Do the primary with just honey, nutrient, energizer and water and zest.
When you rack to the secondary (preferably in a brew bucket) rack onto the mint, lime, and pineapple. Leave on fruit for 1 month, then strain the mesh bag you put the fruit in and discard the pulp.

Backsweeten with 1/2 honey and 1/2 water when you rack to the tertiary. Rack until clear once every 2-3 months, then oak for 2 weeks on 1 oz of light toast oak chips. Then bottle when clear. Then age 6 months to a year.

Done.

Hope this helps.
Matrix
 
Matrix,

For secondary you juiced the pineapple. Did you then add both juice and pulp to secondary?

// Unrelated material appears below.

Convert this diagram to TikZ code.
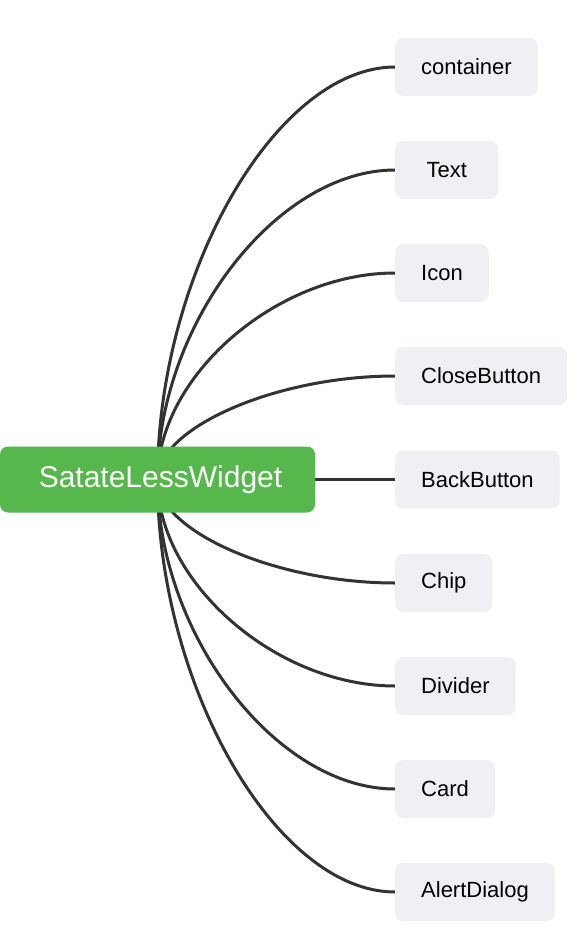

Thanks much for the details.
 
So just tossing this out there (no clue if it has been said before or how relevant it may be to the process): the stem and flesh of pineapple contains a compound called bromelain, which breaks down protein structures. It may explain why yeast doesn't do well with pineapple during the fermentation process.
 
first attempt with anything like this, used 1 gallon mason jars DIY drilled holes in lids and pill/bottle/cap water/airlock haha works too haha,

Pineapple Chunks/juice no preservatives, whole chunks went in, prior Flour/rasins/wheat/rye yeast starter/nutrient/all usual malts/grains etc, brown sugar/coffee/spice and Lemon Balm haha.

What on lord earth is this concoction going to turn into? haha. first 3-7 days major activity, just god awful/foul CO2/sulfur/hydrogen sulfide smell etc, damn near knocks you over get whiff of airlock etc haha, that has dissipated now starting to smell better unbelievably better nicer malty/spicy alcoholic smell on day 12...how long should I go with it? still some activity.
 
Matrix,

For secondary you juiced the pineapple. Did you then add both juice and pulp to secondary?

Thanks much for the details.

None in the Primary. Just chopped into 1 inch squares or so and put in a mesh bag in a brew bucket. The juice I mentioned earlier is from the freeze thaw cycle. I kept all the liquid from it and put it in.